— Data provided —
--- Start ---
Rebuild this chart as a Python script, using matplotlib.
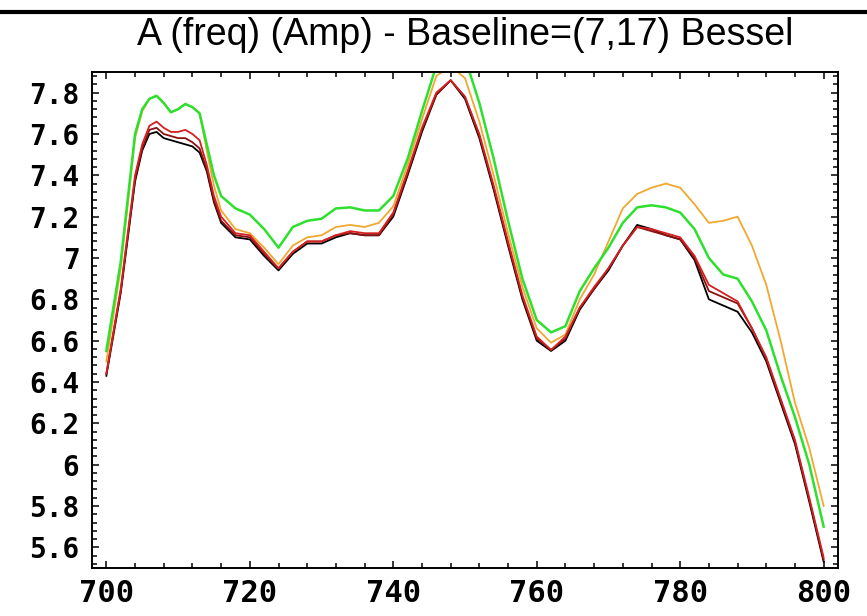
import matplotlib
matplotlib.use("Agg")
import matplotlib.pyplot as plt
from matplotlib.lines import Line2D
from matplotlib.ticker import MultipleLocator, FormatStrFormatter

freq = [700, 702, 704, 705, 706, 707, 708, 709, 710, 711, 712, 713, 714, 715, 716,
        718, 720, 722, 724, 726, 728, 730, 732, 734, 736, 738, 740, 742, 744, 746,
        748, 750, 752, 754, 756, 758, 760, 762, 764, 766, 768, 770, 772, 774, 776,
        778, 780, 782, 784, 786, 788, 790, 792, 794, 796, 798, 800]

amp_black = [6.43, 6.83, 7.37, 7.52, 7.60, 7.61, 7.58, 7.57, 7.56, 7.55, 7.54, 7.51, 7.42, 7.27, 7.17,
             7.10, 7.09, 7.01, 6.94, 7.02, 7.07, 7.07, 7.10, 7.12, 7.11, 7.11, 7.20, 7.40, 7.61, 7.79,
             7.86, 7.77, 7.58, 7.33, 7.06, 6.80, 6.60, 6.55, 6.60, 6.75, 6.85, 6.94, 7.06, 7.16, 7.14,
             7.11, 7.09, 6.99, 6.80, 6.77, 6.74, 6.64, 6.50, 6.30, 6.10, 5.82, 5.53]

amp_darkred = [6.44, 6.84, 7.38, 7.53, 7.62, 7.63, 7.60, 7.59, 7.58, 7.58, 7.56, 7.53, 7.43, 7.28, 7.18,
               7.11, 7.10, 7.02, 6.95, 7.03, 7.08, 7.08, 7.11, 7.12, 7.11, 7.11, 7.21, 7.41, 7.62, 7.79,
               7.86, 7.78, 7.59, 7.34, 7.07, 6.81, 6.61, 6.555, 6.61, 6.76, 6.85, 6.95, 7.06, 7.15, 7.13,
               7.11, 7.09, 7.00, 6.84, 6.81, 6.78, 6.66, 6.51, 6.31, 6.11, 5.83, 5.54]

amp_red = [6.44, 6.85, 7.40, 7.55, 7.64, 7.66, 7.63, 7.61, 7.61, 7.62, 7.60, 7.57, 7.45, 7.30, 7.20,
           7.12, 7.11, 7.03, 6.95, 7.03, 7.08, 7.08, 7.11, 7.13, 7.12, 7.12, 7.22, 7.42, 7.63, 7.80,
           7.86, 7.78, 7.60, 7.35, 7.08, 6.82, 6.62, 6.555, 6.62, 6.76, 6.86, 6.95, 7.06, 7.15, 7.14,
           7.12, 7.10, 7.01, 6.87, 6.83, 6.79, 6.66, 6.52, 6.32, 6.12, 5.84, 5.55]

amp_orange = [6.50, 6.95, 7.58, 7.71, 7.77, 7.785, 7.75, 7.705, 7.72, 7.745, 7.73, 7.70, 7.52, 7.35, 7.23,
              7.14, 7.12, 7.05, 6.97, 7.06, 7.10, 7.11, 7.15, 7.16, 7.15, 7.17, 7.25, 7.45, 7.67, 7.88,
              7.93, 7.87, 7.66, 7.40, 7.12, 6.86, 6.66, 6.59, 6.63, 6.80, 6.92, 7.08, 7.24, 7.31, 7.34,
              7.36, 7.34, 7.26, 7.17, 7.18, 7.20, 7.06, 6.87, 6.60, 6.30, 6.08, 5.80]

amp_green = [6.55, 6.98, 7.60, 7.72, 7.77, 7.785, 7.75, 7.705, 7.72, 7.745, 7.73, 7.70, 7.55, 7.40, 7.30,
             7.24, 7.21, 7.14, 7.05, 7.15, 7.18, 7.19, 7.24, 7.245, 7.23, 7.23, 7.30, 7.48, 7.71, 7.93,
             8.00, 7.97, 7.75, 7.48, 7.18, 6.90, 6.70, 6.64, 6.67, 6.84, 6.95, 7.05, 7.17, 7.245, 7.255,
             7.245, 7.22, 7.14, 7.00, 6.92, 6.90, 6.79, 6.65, 6.43, 6.23, 6.00, 5.70]

title = "A (freq) (Amp) - Baseline=(7,17) Bessel"

fig = plt.figure(figsize=(8.67, 6.16), dpi=100)
ax = fig.add_axes([92 / 867, 1 - 568 / 616, (838 - 92) / 867, (568 - 72) / 616])

ax.plot(freq, amp_orange, color="#f0a830", lw=1.3)
ax.plot(freq, amp_green, color="#2ee02e", lw=1.8)
ax.plot(freq, amp_black, color="black", lw=1.3)
ax.plot(freq, amp_darkred, color="#8b1010", lw=1.3)
ax.plot(freq, amp_red, color="#d42020", lw=1.3)

ax.set_xlim(698, 802)
ax.set_ylim(5.5, 7.9)

ax.xaxis.set_major_locator(MultipleLocator(20))
ax.xaxis.set_minor_locator(MultipleLocator(4))
ax.yaxis.set_major_locator(MultipleLocator(0.2))
ax.yaxis.set_minor_locator(MultipleLocator(0.04))
ax.yaxis.set_major_formatter(FormatStrFormatter("%g"))

ax.tick_params(which="both", direction="in", top=True, right=True, width=1.1)
ax.tick_params(which="major", length=5)
ax.tick_params(which="minor", length=3.5)
ax.tick_params(axis="y", which="major", pad=9)
ax.tick_params(axis="x", which="major", pad=8)
for lab in ax.get_yticklabels():
    lab.set_fontfamily("DejaVu Sans Mono")
    lab.set_fontweight("bold")
    lab.set_fontsize(20)
for lab in ax.get_xticklabels():
    lab.set_fontfamily("DejaVu Sans Mono")
    lab.set_fontweight("bold")
    lab.set_fontsize(22)
for s in ax.spines.values():
    s.set_linewidth(1.4)

fig.text(465 / 867, 1 - 35 / 616, title, ha="center", va="center",
         fontsize=27, family="Liberation Sans")
fig.add_artist(Line2D([0, 1], [1 - 12 / 616, 1 - 12 / 616], color="black", lw=3,
                      transform=fig.transFigure))

fig.savefig("out.png", dpi=100)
--- End ---
— Direction —
Omitting all pictures, restate exactly the lines of the material from its start through the line that contains "from matplotlib.ticker import".

— Solved problem —
Rebuild this chart as a Python script, using matplotlib.
import matplotlib
matplotlib.use("Agg")
import matplotlib.pyplot as plt
from matplotlib.lines import Line2D
from matplotlib.ticker import MultipleLocator, FormatStrFormatter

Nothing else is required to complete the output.